2. Twitter's Broken Promises
Twitter has failed to pay millions in worker bonuses, according to a lawsuit. Mark Schobinger, who was Twitter's senior director of compensation, claims that before and after Elon Musk's acquisition, the company promised employees that they would receive 50% of their target bonuses for 2022. But those payments never materialized, according to the lawsuit, which accuses Twitter of breach of contract. Twitter's response to the lawsuit was a poop emoji as this is just another lawsuit in a pile of court cases filed since Elon Musk acquired Twitter. Many landlords, vendors, and consultants have also sued Twitter over unpaid bills, which Elon Musk inherited when he bought the company. Twitter is also being sued in Delaware by three former executives who say it reneged on obligations to reimburse legal fees. It seems like Twitter is in a legal pickle, and Elon Musk is just sitting back and watching the chaos unfold.

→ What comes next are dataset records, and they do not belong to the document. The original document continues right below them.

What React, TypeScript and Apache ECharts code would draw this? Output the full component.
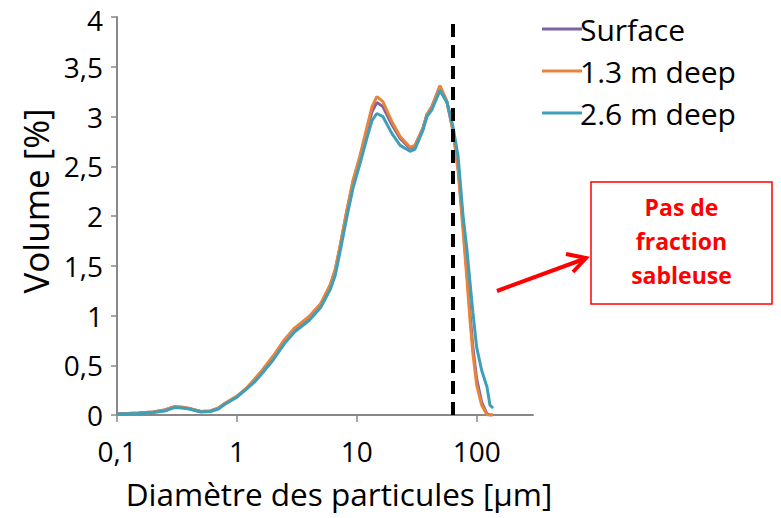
import React, { useEffect, useRef } from "react";
import * as echarts from "echarts";

const diameters = [0.1, 0.15, 0.2, 0.25, 0.3, 0.35, 0.4, 0.5, 0.6, 0.7, 0.8, 1, 1.2, 1.4, 1.6, 2, 2.5, 3, 4, 5, 6, 6.6, 7.2, 8.3, 9.3, 10.6, 12.2, 13.4, 14.7, 16.5, 19.6, 23, 27.8, 30.5, 35.6, 38.5, 42.4, 49.4, 56.5, 63.4, 70, 77, 83, 88, 93, 100, 110, 122, 129, 137];

const surface = [0.01, 0.02, 0.03, 0.05, 0.08, 0.075, 0.065, 0.035, 0.04, 0.07, 0.115, 0.185, 0.265, 0.35, 0.43, 0.58, 0.75, 0.86, 0.98, 1.11, 1.3, 1.45, 1.67, 2.06, 2.34, 2.58, 2.87, 3.05, 3.14, 3.1, 2.92, 2.78, 2.68, 2.7, 2.88, 3.02, 3.1, 3.3, 3.15, 2.87, 2.5, 1.92, 1.42, 1.02, 0.68, 0.36, 0.13, 0.01, 0, 0];

const deep13 = [0.01, 0.02, 0.03, 0.05, 0.085, 0.08, 0.065, 0.035, 0.04, 0.07, 0.12, 0.19, 0.27, 0.36, 0.44, 0.59, 0.76, 0.87, 0.99, 1.12, 1.31, 1.46, 1.68, 2.07, 2.36, 2.6, 2.9, 3.1, 3.2, 3.15, 2.95, 2.8, 2.69, 2.71, 2.88, 3.02, 3.1, 3.31, 3.15, 2.85, 2.45, 1.85, 1.36, 0.95, 0.62, 0.3, 0.1, 0, 0, 0];

const deep26 = [0.01, 0.015, 0.025, 0.04, 0.075, 0.07, 0.06, 0.03, 0.035, 0.06, 0.11, 0.18, 0.26, 0.33, 0.41, 0.55, 0.72, 0.83, 0.95, 1.08, 1.26, 1.4, 1.62, 2.0, 2.28, 2.52, 2.79, 2.96, 3.03, 3.0, 2.83, 2.71, 2.65, 2.67, 2.86, 3.0, 3.07, 3.26, 3.14, 2.9, 2.6, 2.0, 1.66, 1.33, 1.03, 0.68, 0.45, 0.28, 0.1, 0.07];

const seriesNames = ["Surface", "1.3 m deep", "2.6 m deep"];
const seriesColors = ["#7E62A0", "#E8843D", "#3E9FB9"];
const xTickValues = [0.1, 1, 10, 100];
const yMax = 4;
const sandLimit = 63.4;
const xTitle = "Diamètre des particules [µm]";
const yTitle = "Volume [%]";

const FONT = "Open Sans";

export default function App() {
  const ref = useRef<HTMLDivElement>(null);
  useEffect(() => {
    if (!ref.current) return;
    const chart = echarts.init(ref.current, null, { renderer: "svg" });
    const allValues = [surface, deep13, deep26];
    const series: any[] = allValues.map((vals, k) => ({
      name: seriesNames[k],
      type: "line",
      data: diameters.map((d, i) => [d, vals[i]]),
      showSymbol: false,
      symbol: "none",
      lineStyle: { color: seriesColors[k], width: 3 },
      itemStyle: { color: seriesColors[k] },
      z: 2 + k,
      silent: true,
    }));
    series[0].markLine = {
      silent: true,
      symbol: "none",
      label: { show: false },
      lineStyle: { color: "#000", width: 4, type: [13, 8] },
      data: [{ xAxis: sandLimit }],
      z: 10,
    };
    chart.setOption({
      animation: false,
      backgroundColor: "#fff",
      grid: { left: 117, top: 17, width: 416, height: 398, containLabel: false },
      legend: {
        orient: "vertical",
        left: 537,
        top: 8,
        itemWidth: 40,
        itemHeight: 3,
        itemGap: 10,
        icon: "rect",
        data: seriesNames,
        textStyle: { fontFamily: FONT, fontSize: 30, color: "#000", lineHeight: 32, padding: [0, 0, 0, -7] },
      },
      xAxis: {
        type: "log",
        logBase: 10,
        min: 0.1,
        max: 295,
        name: xTitle,
        nameLocation: "middle",
        nameGap: 62,
        nameTextStyle: { fontFamily: FONT, fontSize: 31.5, color: "#000", padding: [0, 0, 0, 28] },
        axisLine: { show: true, lineStyle: { color: "#888", width: 2 } },
        axisTick: { show: true, inside: false, length: 7, lineStyle: { color: "#888", width: 1.5 }, customValues: xTickValues },
        axisLabel: {
          fontFamily: FONT,
          fontSize: 28,
          color: "#000",
          margin: 22,
          customValues: xTickValues,
          formatter: (v: number) => String(v).replace(".", ","),
        },
        splitLine: { show: false },
        minorTick: { show: false },
      },
      yAxis: {
        type: "value",
        min: 0,
        max: yMax,
        interval: 0.5,
        axisLine: { show: true, lineStyle: { color: "#888", width: 2 } },
        axisTick: { show: true, inside: false, length: 6, lineStyle: { color: "#888", width: 1.5 } },
        axisLabel: {
          fontFamily: FONT,
          fontSize: 28,
          lineHeight: 28,
          color: "#000",
          margin: 14,
          formatter: (v: number) => (v === yMax ? "{t|" + String(v) + "}" : String(v).replace(".", ",")),
          rich: {
            t: { fontFamily: FONT, fontSize: 28, lineHeight: 28, color: "#000", padding: [6, 0, 0, 0] },
          },
        },
        splitLine: { show: false },
      },
      series,
      graphic: [
        {
          type: "text",
          x: 35,
          y: 201,
          rotation: Math.PI / 2,
          style: {
            text: yTitle,
            fill: "#000",
            font: `35px "${FONT}"`,
            textAlign: "center",
            textVerticalAlign: "middle",
          },
        },
        {
          type: "rect",
          shape: { x: 591, y: 182, width: 181, height: 122 },
          style: { fill: "#fff", stroke: "#FF0000", lineWidth: 1.5 },
        },
        {
          type: "text",
          x: 681.5,
          y: 241,
          style: {
            text: "Pas de\nfraction\nsableuse",
            fill: "#FF0000",
            font: `bold 23px "${FONT}"`,
            textAlign: "center",
            textVerticalAlign: "middle",
            lineHeight: 34,
          },
        },
        {
          type: "line",
          shape: { x1: 497, y1: 291, x2: 584, y2: 259 },
          style: { stroke: "#FF0000", lineWidth: 4 },
        },
        {
          type: "polyline",
          shape: { points: [[566, 254], [586, 258], [573, 272]] },
          style: { stroke: "#FF0000", lineWidth: 4, fill: null },
        },
      ],
    });
    return () => chart.dispose();
  }, []);
  return <div ref={ref} style={{ position: "fixed", left: 0, top: 0, width: 781, height: 518 }} />;
}
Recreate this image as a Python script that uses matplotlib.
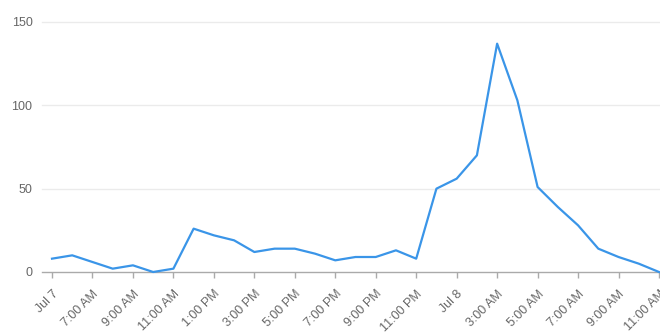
import matplotlib
matplotlib.use("Agg")
import matplotlib.pyplot as plt

plt.rcParams['font.family'] = ['Liberation Sans', 'DejaVu Sans']

# hourly values, starting at the "Jul 7" tick
values = [8, 10, 6, 2, 4, 0, 2, 26, 22, 19, 12, 14, 14, 11, 7, 9, 9, 13, 8,
          50, 56, 70, 137, 103, 51, 39, 28, 14, 9, 5, 0]
tick_labels = ["Jul 7", "7:00 AM", "9:00 AM", "11:00 AM", "1:00 PM", "3:00 PM",
               "5:00 PM", "7:00 PM", "9:00 PM", "11:00 PM", "Jul 8", "3:00 AM",
               "5:00 AM", "7:00 AM", "9:00 AM", "11:00 AM"]
y_ticks = [0, 50, 100, 150]

fig = plt.figure(figsize=(6.6, 3.35), dpi=100)
left_px, right_px, top_px, bot_px = 52, 659, 22, 272
ax = fig.add_axes([left_px/660, (335-bot_px)/335, (right_px-left_px)/660,
                   (bot_px-top_px)/335])

x = list(range(len(values)))
ax.plot(x, values, color='#3a95e8', lw=1.6, clip_on=False, zorder=3,
        solid_joinstyle='round')

ax.set_xlim(0, len(values) - 1)
ax.set_ylim(0, 150)
ax.set_yticks(y_ticks)
ax.set_yticklabels([str(v) for v in y_ticks])
ax.set_xticks(list(range(0, len(values), 2)))
ax.set_xticklabels(tick_labels, rotation=45, ha='right', va='top',
                   rotation_mode='anchor')

# gridlines / baseline extending a little left of the plot area
ext = -10 / (right_px - left_px)
for v in y_ticks:
    if v == 0:
        ax.axhline(v, xmin=ext, xmax=1, color='#aaaaaa', lw=1, clip_on=False,
                   zorder=2)
    else:
        ax.axhline(v, xmin=ext, xmax=1, color='#ebebeb', lw=1, clip_on=False,
                   zorder=1)

for s in ['top', 'right', 'left', 'bottom']:
    ax.spines[s].set_visible(False)

ax.tick_params(axis='y', length=0, pad=14, labelsize=9, labelcolor='#666666')
ax.tick_params(axis='x', length=4, width=1, color='#aaaaaa', pad=7.5,
               labelsize=9, labelcolor='#666666')

fig.savefig('out.png', dpi=100)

Sit back and let us do the work to keep you informed on the tech industry.
3. Amazon's Prime Membership Scheme: A Dark Pattern of Deception
The U.S. Federal Trade Commission has accused Amazon of duping millions of consumers into signing up for Prime without their consent. The FTC has sued Amazon in federal court, claiming that the company has used manipulative, coercive, or deceptive user-interface designs known as "dark patterns" to trick consumers into enrolling in automatically renewing subscriptions. The lawsuit is one of several actions taken by the Joe Biden administration to rein in the outsized market power of Big Tech firms as it tries to increase competition to protect consumers. The FTC says that Amazon Prime is the world's largest subscription program, generating $25 billion in revenue annually so, love it or hate it, Amazon Prime is (most likely) here to stay.
4. Rivian Acquires Route Planning App Maker Iternio
Rivian, the electric vehicle company that's all about the pickup trucks and sport utility vehicles, has acquired Swedish E.V. route planning app maker Iternio. Rivian's CEO, RJ Scaringe, didn't disclose the value of the deal, but he did say it was closed in the first quarter. Rivian is going to invest in improving and growing ABRP as a stand-alone app for users of other E.V.s and integrate Iternio's technology into its mobile app and in-vehicle navigation system. Rivian's CEO, RJ Scaringe, says data on locations that lack chargers or have chargers with poor performance will be particularly beneficial as the company seeks to expand its charging network.
5. Google and Amazon's Cloud Complaints
Google and other tech giants have complained to the Federal Trade Commission about unfair cloud practices. The companies claim that Microsoft and Oracle are using anticompetitive practices to entrench their positions with Google even going so far as to say that Microsoft's licensing agreements discourage rival cloud usage. It's still too early to tell how this will play out, but it's quite something seeing these big bad tech companies whine, complain and point fingers at one another like 3rd graders fighting over a swingset on the playground. It's really all about the cloud, baby!